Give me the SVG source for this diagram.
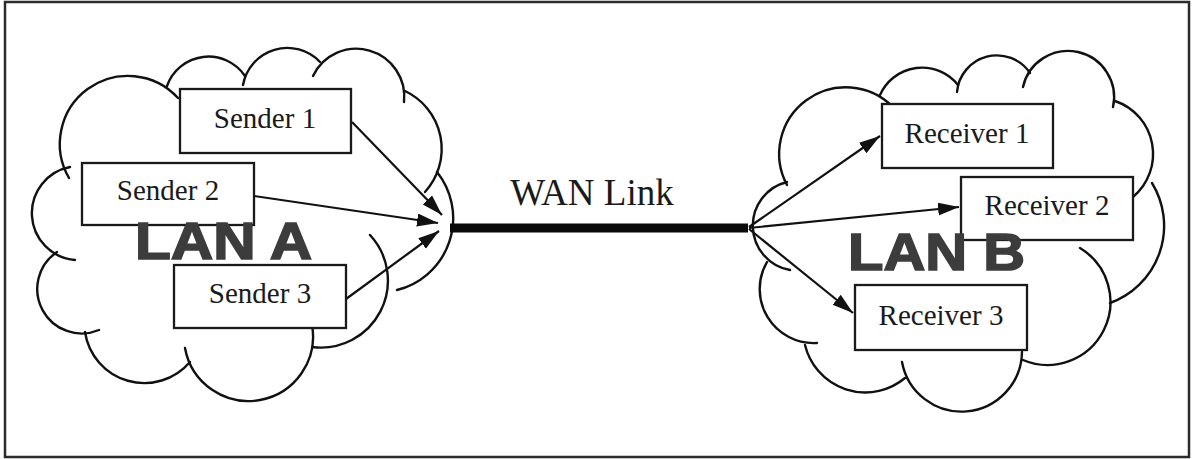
<svg xmlns="http://www.w3.org/2000/svg" width="1196" height="459" viewBox="0 0 1196 459">
  <style>
    .frame { fill: #ffffff; stroke: #2b2b2b; stroke-width: 2.5; }
    .cloud path { fill: none; stroke: #111111; stroke-width: 2.4; stroke-linecap: round; }
    .box { fill: #ffffff; stroke: #1a1a1a; stroke-width: 2.3; }
    .label { font-family: "Liberation Serif", "Times New Roman", serif; font-size: 29px; fill: #1a1a1a; text-anchor: middle; }
    .lan { font-family: "Liberation Sans", Arial, sans-serif; font-weight: bold; font-size: 52px; fill: #3c3c3c; stroke: #3c3c3c; stroke-width: 1.6; }
    .wan { font-family: "Liberation Serif", "Times New Roman", serif; font-size: 37px; fill: #1a1a1a; text-anchor: middle; }
    .arrow { fill: none; stroke: #111111; stroke-width: 2.2; marker-end: url(#head); }
    .link { stroke: #0a0a0a; stroke-width: 9; }
  </style>
  <defs>
    <marker id="head" markerUnits="userSpaceOnUse" markerWidth="24" markerHeight="16" refX="21" refY="6.5" orient="auto">
      <path d="M0,0 L21,6.5 L0,13 z" fill="#111111"/>
    </marker>
  </defs>

  <rect class="frame" x="5" y="2" width="1184" height="455"/>

  <!-- LAN A cloud -->
  <g id="lan-a-cloud" class="cloud">
    <path d="M75,260 A47,47 0 0 1 70,167"/>
    <path d="M69,178 A68,68 0 0 1 178,98"/>
    <path d="M167,86 A44,44 0 0 1 245,76"/>
    <path d="M243,85 A45,45 0 0 1 320,62"/>
    <path d="M313,76 A48,48 0 0 1 404,102"/>
    <path d="M405,91 A64,64 0 0 1 425,192"/>
    <path d="M437,172 A74,74 0 0 1 397,290"/>
    <path d="M370,235 A67,67 0 0 1 312,347"/>
    <path d="M312,325 A64.5,64.5 0 0 1 185,348"/>
    <path d="M190,362 A60,60 0 0 1 85,332"/>
    <path d="M99,330 A44.5,44.5 0 0 1 57,252"/>
  </g>

  <!-- LAN B cloud -->
  <g id="lan-b-cloud" class="cloud">
    <path d="M790,270 A45,45 0 0 1 787,182"/>
    <path d="M787,185 A66.5,66.5 0 0 1 893,107"/>
    <path d="M880,95 A46,46 0 0 1 958,85"/>
    <path d="M957,92 A40,40 0 0 1 1030,73"/>
    <path d="M1023,87 A46,46 0 0 1 1113,107"/>
    <path d="M1115,101 A56,56 0 0 1 1133,197"/>
    <path d="M1152,183 A82,82 0 0 1 1110,303"/>
    <path d="M1080,248 A63,63 0 0 1 1023,360"/>
    <path d="M1022,352 A60.5,60.5 0 0 1 902,362"/>
    <path d="M905,378 A62,62 0 0 1 805,345"/>
    <path d="M817,343 A54,54 0 0 1 767,262"/>
  </g>

  <!-- senders -->
  <g id="sender-1">
    <rect class="box" x="180" y="89" width="171" height="64"/>
    <text class="label" x="265" y="128">Sender 1</text>
  </g>
  <g id="sender-2">
    <rect class="box" x="82" y="163" width="172" height="62"/>
    <text class="label" x="168" y="200">Sender 2</text>
  </g>
  <g id="sender-3">
    <rect class="box" x="174" y="265" width="172" height="63"/>
    <text class="label" x="260" y="303">Sender 3</text>
  </g>

  <!-- receivers -->
  <g id="receiver-1">
    <rect class="box" x="882" y="104" width="171" height="64"/>
    <text class="label" x="967" y="143">Receiver 1</text>
  </g>
  <g id="receiver-2">
    <rect class="box" x="961" y="177" width="172" height="63"/>
    <text class="label" x="1047" y="215">Receiver 2</text>
  </g>
  <g id="receiver-3">
    <rect class="box" x="855" y="285" width="172" height="65"/>
    <text class="label" x="941" y="325">Receiver 3</text>
  </g>

  <!-- network names -->
  <g id="lan-a-label">
    <text class="lan" x="135" y="259" textLength="177" lengthAdjust="spacingAndGlyphs">LAN A</text>
  </g>
  <g id="lan-b-label">
    <text class="lan" x="848" y="270" textLength="177" lengthAdjust="spacingAndGlyphs">LAN B</text>
  </g>

  <!-- WAN link between the two LANs -->
  <g id="wan-link">
    <text class="wan" x="592" y="205">WAN Link</text>
  </g>

  <g id="connectors">
    <line class="link" x1="450" y1="228" x2="748" y2="228"/>
    <line class="arrow" x1="352" y1="122" x2="442" y2="215"/>
    <line class="arrow" x1="254" y1="196" x2="438" y2="223"/>
    <line class="arrow" x1="346" y1="299" x2="439" y2="231"/>
    <line class="arrow" x1="749" y1="227" x2="880" y2="136"/>
    <line class="arrow" x1="749" y1="228" x2="959" y2="207"/>
    <line class="arrow" x1="749" y1="229" x2="853" y2="313"/>
  </g>
</svg>
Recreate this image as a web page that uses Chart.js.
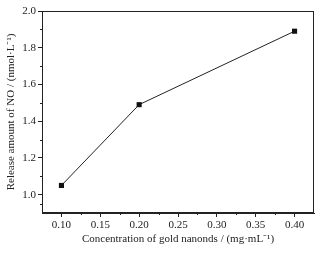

Exercise instructions
Repeat the preceding records precisely, and leave every picture out of the copy.

Solved problem
Give me the SVG source for this diagram.
<svg xmlns="http://www.w3.org/2000/svg" width="1196" height="459" viewBox="0 0 1196 459">
  <style>
    .frame { fill: #ffffff; stroke: #2b2b2b; stroke-width: 2.5; }
    .cloud path { fill: none; stroke: #111111; stroke-width: 2.4; stroke-linecap: round; }
    .box { fill: #ffffff; stroke: #1a1a1a; stroke-width: 2.3; }
    .label { font-family: "Liberation Serif", "Times New Roman", serif; font-size: 29px; fill: #1a1a1a; text-anchor: middle; }
    .lan { font-family: "Liberation Sans", Arial, sans-serif; font-weight: bold; font-size: 52px; fill: #3c3c3c; stroke: #3c3c3c; stroke-width: 1.6; }
    .wan { font-family: "Liberation Serif", "Times New Roman", serif; font-size: 37px; fill: #1a1a1a; text-anchor: middle; }
    .arrow { fill: none; stroke: #111111; stroke-width: 2.2; marker-end: url(#head); }
    .link { stroke: #0a0a0a; stroke-width: 9; }
  </style>
  <defs>
    <marker id="head" markerUnits="userSpaceOnUse" markerWidth="24" markerHeight="16" refX="21" refY="6.5" orient="auto">
      <path d="M0,0 L21,6.5 L0,13 z" fill="#111111"/>
    </marker>
  </defs>

  <rect class="frame" x="5" y="2" width="1184" height="455"/>

  <!-- LAN A cloud -->
  <g id="lan-a-cloud" class="cloud">
    <path d="M75,260 A47,47 0 0 1 70,167"/>
    <path d="M69,178 A68,68 0 0 1 178,98"/>
    <path d="M167,86 A44,44 0 0 1 245,76"/>
    <path d="M243,85 A45,45 0 0 1 320,62"/>
    <path d="M313,76 A48,48 0 0 1 404,102"/>
    <path d="M405,91 A64,64 0 0 1 425,192"/>
    <path d="M437,172 A74,74 0 0 1 397,290"/>
    <path d="M370,235 A67,67 0 0 1 312,347"/>
    <path d="M312,325 A64.5,64.5 0 0 1 185,348"/>
    <path d="M190,362 A60,60 0 0 1 85,332"/>
    <path d="M99,330 A44.5,44.5 0 0 1 57,252"/>
  </g>

  <!-- LAN B cloud -->
  <g id="lan-b-cloud" class="cloud">
    <path d="M790,270 A45,45 0 0 1 787,182"/>
    <path d="M787,185 A66.5,66.5 0 0 1 893,107"/>
    <path d="M880,95 A46,46 0 0 1 958,85"/>
    <path d="M957,92 A40,40 0 0 1 1030,73"/>
    <path d="M1023,87 A46,46 0 0 1 1113,107"/>
    <path d="M1115,101 A56,56 0 0 1 1133,197"/>
    <path d="M1152,183 A82,82 0 0 1 1110,303"/>
    <path d="M1080,248 A63,63 0 0 1 1023,360"/>
    <path d="M1022,352 A60.5,60.5 0 0 1 902,362"/>
    <path d="M905,378 A62,62 0 0 1 805,345"/>
    <path d="M817,343 A54,54 0 0 1 767,262"/>
  </g>

  <!-- senders -->
  <g id="sender-1">
    <rect class="box" x="180" y="89" width="171" height="64"/>
    <text class="label" x="265" y="128">Sender 1</text>
  </g>
  <g id="sender-2">
    <rect class="box" x="82" y="163" width="172" height="62"/>
    <text class="label" x="168" y="200">Sender 2</text>
  </g>
  <g id="sender-3">
    <rect class="box" x="174" y="265" width="172" height="63"/>
    <text class="label" x="260" y="303">Sender 3</text>
  </g>

  <!-- receivers -->
  <g id="receiver-1">
    <rect class="box" x="882" y="104" width="171" height="64"/>
    <text class="label" x="967" y="143">Receiver 1</text>
  </g>
  <g id="receiver-2">
    <rect class="box" x="961" y="177" width="172" height="63"/>
    <text class="label" x="1047" y="215">Receiver 2</text>
  </g>
  <g id="receiver-3">
    <rect class="box" x="855" y="285" width="172" height="65"/>
    <text class="label" x="941" y="325">Receiver 3</text>
  </g>

  <!-- network names -->
  <g id="lan-a-label">
    <text class="lan" x="135" y="259" textLength="177" lengthAdjust="spacingAndGlyphs">LAN A</text>
  </g>
  <g id="lan-b-label">
    <text class="lan" x="848" y="270" textLength="177" lengthAdjust="spacingAndGlyphs">LAN B</text>
  </g>

  <!-- WAN link between the two LANs -->
  <g id="wan-link">
    <text class="wan" x="592" y="205">WAN Link</text>
  </g>

  <g id="connectors">
    <line class="link" x1="450" y1="228" x2="748" y2="228"/>
    <line class="arrow" x1="352" y1="122" x2="442" y2="215"/>
    <line class="arrow" x1="254" y1="196" x2="438" y2="223"/>
    <line class="arrow" x1="346" y1="299" x2="439" y2="231"/>
    <line class="arrow" x1="749" y1="227" x2="880" y2="136"/>
    <line class="arrow" x1="749" y1="228" x2="959" y2="207"/>
    <line class="arrow" x1="749" y1="229" x2="853" y2="313"/>
  </g>
</svg>
Recreate this image as a web page that uses Chart.js.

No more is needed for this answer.